Некоторое время посидели молча, потом я осторожно сказал:
— Извини, я был неправ.
— Иногда ты бываешь невозможным.
— Конечно, я нервничаю. Извини… Может, полежишь?
— Ладно, — согласилась она.
Дождался, пока она заснула, и пошел курить. На крыльце стояла скамейка. На ней сидели две санитарки, курили и болтали по-русски. Через открытое окно доносились непрекращающиеся крики старухи. Мимо все время проходили люди. Появилась Элла, и санитарки, побросав окурки, исчезли в корпусе. Элла мимоходом спросила:
— Все в порядке?
Понимая, что ответа она не ждет, все-таки не удержался:
— Психоз вернулся.
— Он и не проходил, — сказала Элла, не останавливаясь.
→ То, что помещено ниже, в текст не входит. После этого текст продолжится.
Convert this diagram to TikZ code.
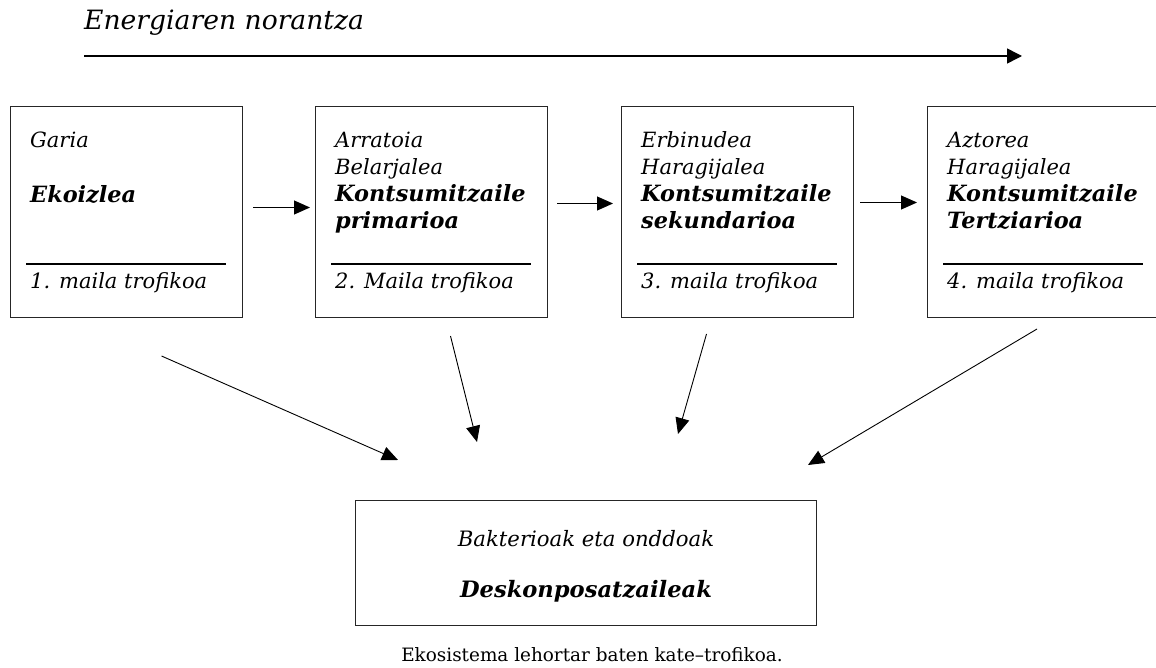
\documentclass[tikz,border=0pt]{standalone}
\usepackage{fontspec}
\setmainfont{DejaVu Serif}
\usetikzlibrary{arrows.meta,calc}

\tikzset{
  stage/.style={draw=black!85, line width=1pt, minimum width=232pt,
    minimum height=211pt, inner sep=0pt, anchor=north west},
  lbl/.style={anchor=base west, inner sep=0pt,
    font=\fontsize{21}{27}\selectfont\itshape},
  lblb/.style={lbl, font=\fontsize{22.4}{27}\selectfont\bfseries\itshape},
  ctr/.style={anchor=base, inner sep=0pt,
    font=\fontsize{21.2}{27}\selectfont\itshape},
  ctrb/.style={ctr, font=\fontsize{22.6}{27}\selectfont\bfseries\itshape},
  rule/.style={line width=1.4pt},
  flow/.style={line width=0.9pt, -{Triangle[length=16pt,width=14pt]}},
  flowtop/.style={line width=1.5pt, -{Triangle[length=15pt,width=15pt]}},
}

\begin{document}
\begin{tikzpicture}[x=1pt,y=-1pt]
  \useasboundingbox (0,0) rectangle (1156,668);

  % direction of the energy flow
  \node[anchor=base west, inner sep=0pt,
        font=\fontsize{26.6}{30}\selectfont\itshape] (title) at (84,30)
        {Energiaren norantza};
  \coordinate (flowend) at (1022,56);
  \draw[flowtop] ($(title.base west)+(0,26)$) -- (flowend);

  % trophic levels (the last one runs past the right margin)
  \node[stage] (b1) at (10,106) {};
  \node[stage] (b2) at (315,106) {};
  \node[stage] (b3) at (621,106) {};
  \node[stage, minimum width=245pt] (b4) at (927,106) {};

  \foreach \b in {b1,b2,b3,b4}
    \draw[rule] ($(\b.south west)+(16,-54)$) -- ($(\b.south west)+(216,-54)$);

  \node[lbl]  (b1a) at ($(b1.north west)+(20,42)$)  {Garia};
  \node[lblb] (b1b) at ($(b1.north west)+(20,97)$)  {Ekoizlea};
  \node[lbl]  (b1c) at ($(b1.north west)+(20,182)$) {1. maila trofikoa};

  \node[lbl]  (b2a) at ($(b2.north west)+(20,42)$)  {Arratoia};
  \node[lbl]  (b2b) at ($(b2.north west)+(20,69)$)  {Belarjalea};
  \node[lblb] (b2c) at ($(b2.north west)+(20,96)$)  {Kontsumitzaile};
  \node[lblb] (b2d) at ($(b2.north west)+(20,123)$) {primarioa};
  \node[lbl]  (b2e) at ($(b2.north west)+(20,182)$) {2. Maila trofikoa};

  \node[lbl]  (b3a) at ($(b3.north west)+(20,42)$)  {Erbinudea};
  \node[lbl]  (b3b) at ($(b3.north west)+(20,69)$)  {Haragijalea};
  \node[lblb] (b3c) at ($(b3.north west)+(20,96)$)  {Kontsumitzaile};
  \node[lblb] (b3d) at ($(b3.north west)+(20,123)$) {sekundarioa};
  \node[lbl]  (b3e) at ($(b3.north west)+(20,182)$) {3. maila trofikoa};

  \node[lbl]  (b4a) at ($(b4.north west)+(20,42)$)  {Aztorea};
  \node[lbl]  (b4b) at ($(b4.north west)+(20,69)$)  {Haragijalea};
  \node[lblb] (b4c) at ($(b4.north west)+(20,96)$)  {Kontsumitzaile};
  \node[lblb] (b4d) at ($(b4.north west)+(20,123)$) {Tertziarioa};
  \node[lbl]  (b4e) at ($(b4.north west)+(20,182)$) {4. maila trofikoa};

  % the chain
  \draw[flow] ($(b1.east)+(10,-4.5)$) -- ($(b2.west)+(-5,-4.5)$);
  \draw[flow] ($(b2.east)+(9,-8.5)$)  -- ($(b3.west)+(-8,-8.5)$);
  \draw[flow] ($(b3.east)+(6,-9.5)$)  -- ($(b4.west)+(-10,-9.5)$);

  % decomposers
  \node[draw=black!85, line width=1pt, minimum width=461pt,
        minimum height=125pt, inner sep=0pt, anchor=north west]
        (dec) at (355,500) {};
  \node[ctr]  (deca) at ($(dec.north)+(0,46)$) {Bakterioak eta onddoak};
  \node[ctrb] (decb) at ($(dec.north)+(0,97)$) {Deskonposatzaileak};

  \draw[flow] ($(b1.south)+(35,38)$)   -- ($(dec.north west)+(43,-40)$);
  \draw[flow] ($(b2.south)+(19,18)$)   -- ($(dec.north west)+(122,-58)$);
  \draw[flow] ($(b3.south)+(-31,16)$)  -- ($(dec.north west)+(323,-66)$);
  \draw[flow] ($(b4.south west)+(110,11)$) -- ($(dec.north east)+(-9,-35)$);

  % caption
  \node[anchor=base, inner sep=0pt, font=\fontsize{18.4}{22}\selectfont]
        (cap) at (592,661) {Ekosistema lehortar baten kate–trofikoa.};
\end{tikzpicture}
\end{document}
— Но она принимает лепонекс! — крикнул я в спину.
— Курс лечения восемнадцать недель, — сердито бросила она на ходу.
— Что?! — я кинулся следом, решив, что ослышался. — Извините, вы сказали, восемнадцать недель?
Она уже не отвечала.
— Извините! — крикнул я еще раз и вернулся на скамейку.
Больше четырех месяцев мы пробудем здесь? Не зная, что делать, я набрал номер Марины.
— Ты откуда? — спросила она.
— Мы в «Мальбене». Ты знаешь, что курс лечения восемнадцать недель?
— Да, иначе психоз возвращается.
— Почему же ты мне не сказала?
— А что бы изменилось? Вот сказала, и что?
— Но ты сказала, две-три недели!
— Это оплачивает Минздрав.
— А потом?
— А потом оформляют постоянное пребывание.
— То есть как?
— С маминым диагнозом там половина.
— Ты понимаешь, что ты говоришь?
Марина нехорошо промолчала.
— Я заберу домой, — сказал я.
— Лепонекс нельзя принимать дома.
— Но в Машковском…
— Оставь в покое Машковского. В России можно, а здесь нельзя. Есть инструкция Минздрава. Тебе никто не выпишет лепонекс, и никакая аптека не продаст. Он может плохо действовать на кровь, на сердце… только под контролем врачей, в больнице. Извини, я сейчас не могу. Я тебе перезвоню.
Я вспомнил, что и Малка сказала: «Под медицинским контролем». Возможно, она знала, что восемнадцать недель и что дома нельзя. Я начал понимать, как круто меняется наша с Дулей жизнь. Сидел на скамейке, слышал крик старухи за окном, монотонный и бессмысленный, и страшно было вообразить, что чувствует сейчас Дуля, если она вдруг проснулась. Она была права, отказавшись вникать в мои объяснения. Ей не пришло в голову спросить, надолго ли мы сюда, и когда, наконец, поедем домой, если вообще поедем. Это была ее защита. Марина метко заметила: ну вот узнал я, и что? В самом деле, и что? Лучше не знать, как Дуля.